The IRS and Business Valuations: Why Your Buy-Sell Agreement May Be at Risk
You’ve spent years building your business, carefully planning for its future. You even have a buy-sell agreement in place, thinking you’ve covered all your bases. Then the IRS shows up, flips through your agreement, and decides your valuation is all wrong. Suddenly, your heirs are staring at a tax bill they never expected. Sound far-fetched? It’s not. And thanks to Connelly v. United States (2024), it’s happening more than ever. And guess what? That means more taxes, more headaches, and more scrambling for liquidity at exactly the worst possible time.
The IRS Has Its Own Opinion on What Your Business is Worth
You might think your buy-sell agreement sets the value of your business. The IRS isn’t just out to make life difficult. Their goal is to ensure that taxable estates reflect a business’s true fair market value—whether or not your buy-sell agreement aligns with that assessment. If your agreement undervalues the business, they’ll override it, often using external market data or their own valuation experts to justify a higher number. And if your agreement doesn’t meet their criteria? They’ll throw it out faster than last year’s tax deduction.
Here’s the kicker: If your buy-sell agreement undervalues the business, the IRS can and will step in to apply a “fair market value” that’s significantly higher. That means your estate (or your partner’s estate, if they’re the one who passes first) could owe estate taxes on a valuation that’s way beyond what you planned for.
Connelly v. United States: The Case That Changed Everything
If business owners weren’t already sweating over IRS scrutiny, Connelly v. United States (2024) turned up the heat. This Supreme Court ruling made it clear that buy-sell agreements funded with corporate-owned life insurance aren’t immune to valuation inflation. The IRS successfully argued that life insurance proceeds should be included in the company’s valuation, even if those funds were earmarked for a stock redemption.
The result?
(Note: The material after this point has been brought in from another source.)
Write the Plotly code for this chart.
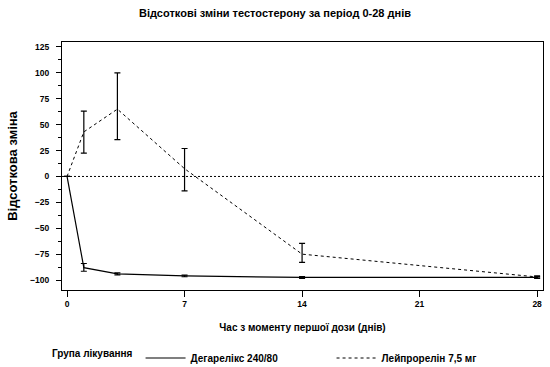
import plotly.graph_objects as go

days = [0, 1, 3, 7, 14, 28]
deg_mean = [0, -88, -94, -96, -97.5, -97.5]
deg_err_plus = [0, 4, 1, 0.8, 0.8, 0.8]
deg_err_minus = [0, 3.5, 1, 0.8, 0.8, 0.8]
leu_mean = [0, 43, 65, 7.5, -75, -97]
leu_err_plus = [0, 20, 35, 19.5, 10.5, 1]
leu_err_minus = [0, 20.5, 29.5, 21.5, 8, 1]

x_ticks = [0, 7, 14, 21, 28]
y_ticks = [-100, -75, -50, -25, 0, 25, 50, 75, 100, 125]

title_text = "Відсоткові зміни тестостерону за період 0-28 днів"
x_title = "Час з моменту першої дози (днів)"
y_title = "Відсоткова зміна"
legend_title = "Група лікування"
names = ["Дегарелікс 240/80", "Лейпрорелін 7,5 мг"]

FONT = "Liberation Sans"

fig = go.Figure()
fig.add_trace(go.Scatter(
    x=days, y=deg_mean, name="<b>" + names[0] + "</b>", mode="lines",
    line=dict(color="black", width=1.2, dash="solid"),
    error_y=dict(type="data", array=deg_err_plus, arrayminus=deg_err_minus,
                 color="black", thickness=1.2, width=3),
))
fig.add_trace(go.Scatter(
    x=days, y=leu_mean, name="<b>" + names[1] + "</b>", mode="lines",
    line=dict(color="black", width=1, dash="3px,3px"),
    error_y=dict(type="data", array=leu_err_plus, arrayminus=leu_err_minus,
                 color="black", thickness=1.2, width=3),
))

fig.add_shape(type="line", xref="paper", x0=0, x1=1, yref="y", y0=0, y1=0,
              line=dict(color="black", width=1, dash="2px,2px"), layer="below")

fig.update_layout(
    width=550, height=367,
    margin=dict(l=62, r=7, t=42, b=77, autoexpand=False),
    paper_bgcolor="white", plot_bgcolor="white",
    font=dict(family=FONT, size=8.5, color="black"),
    title=dict(text="<b>" + title_text + "</b>", x=0.5, xanchor="center",
               xref="container", yref="container",
               y=1 - 13 / 367, yanchor="middle",
               font=dict(family=FONT, size=11, color="black")),
    showlegend=True,
    legend=dict(orientation="h", xref="container", yref="container",
                x=50 / 550, xanchor="left", y=1 - 358 / 367, yanchor="middle",
                title=dict(text="<b>" + legend_title + "</b>", side="left",
                           font=dict(family=FONT, size=10)),
                font=dict(family=FONT, size=10, color="black"),
                itemwidth=40, entrywidth=136, entrywidthmode="pixels",
                traceorder="normal"),
    xaxis=dict(range=[-0.3, 28.35], tickvals=x_ticks,
               ticktext=["<b>%d</b>" % v for v in x_ticks],
               automargin=False,
               showgrid=False, zeroline=False, showline=True, linecolor="black",
               linewidth=1, mirror=True, ticks="outside", ticklen=6,
               tickcolor="black",
               title=dict(text="<b>" + x_title + "</b>", standoff=15,
                          font=dict(family=FONT, size=10))),
    yaxis=dict(range=[-109.6, 129.8], tickvals=y_ticks,
               ticktext=["<b>%s</b>" % (str(v).replace("-", "−")) for v in y_ticks],
               automargin=False,
               showgrid=False, zeroline=False, showline=True, linecolor="black",
               linewidth=1, mirror=True, ticks="outside", ticklen=5,
               tickcolor="black", ticklabelstandoff=5,
               minor=dict(dtick=12.5, tick0=0, ticks="outside", ticklen=3,
                          tickcolor="black", showgrid=False),
               title=dict(text="<b>" + y_title + "</b>", standoff=9,
                          font=dict(family=FONT, size=13))),
)

fig.write_html("out.html",
               config={"displayModeBar": False},
               post_script="document.body.style.margin='0';document.body.style.overflow='hidden';")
A higher taxable estate and a bigger estate tax bill. And if your agreement hasn’t been structured properly, your heirs could be the ones left scrambling to cover the shortfall.
What Puts Your Buy-Sell Agreement at Risk?
So what exactly makes a buy-sell agreement vulnerable to IRS scrutiny? Here’s where most business owners trip up:
Fixed-Price Agreements That Ignore Fair Market Value – Instead of locking in a price, use a valuation formula or require periodic appraisals to ensure compliance.
Ignoring Life Insurance Proceeds in Valuation – Adjust your buy-sell agreement now to account for the Connelly ruling and prevent unexpected tax liabilities.
Lack of Periodic Updates – Commit to updating your valuation every 2-3 years to reflect market changes and maintain compliance.
Failure to Follow the Agreement’s Terms – If the agreement says shares will be redeemed at a specific value but the actual transaction doesn’t follow those terms, the IRS sees that as a red flag.
How to Bulletproof Your Buy-Sell Agreement
The good news? You can avoid these tax landmines with the right planning. Here’s how:
Get Regular Valuations – Work with a qualified appraiser to update your business valuation every few years. This helps ensure that your agreement reflects the true market value and stands up to IRS scrutiny.
Consider a Cross-Purchase Agreement Instead – Instead of having the company own life insurance, a cross-purchase agreement keeps policies in the hands of the business partners, avoiding valuation inflation.
Rework Entity-Purchase Agreements with IRS Compliance in Mind – If your business does own the policies, make sure your agreement accounts for the Connelly ruling and properly structures the redemption.
Work with Tax and Legal Professionals – Estate and tax attorneys who specialize in business succession planning can help ensure your agreement is rock solid.
Final Thoughts: Fix It Now Before the IRS Fixes It for You
Your buy-sell agreement is supposed to protect your business and your heirs. But if it’s outdated or doesn’t meet IRS standards, it could do the exact opposite—triggering unnecessary estate taxes and creating a financial crisis at the worst possible time.
You built your business with a plan in mind. Now, make sure the IRS doesn’t rewrite it for you. Get your buy-sell agreement reviewed, update your valuations, and ensure your estate plan doesn’t leave your heirs with a tax nightmare. The best time to fix this was before Connelly. The second-best time? Right now. Because when the IRS decides your business is worth more than you planned for, the last thing you want is to find out the hard way.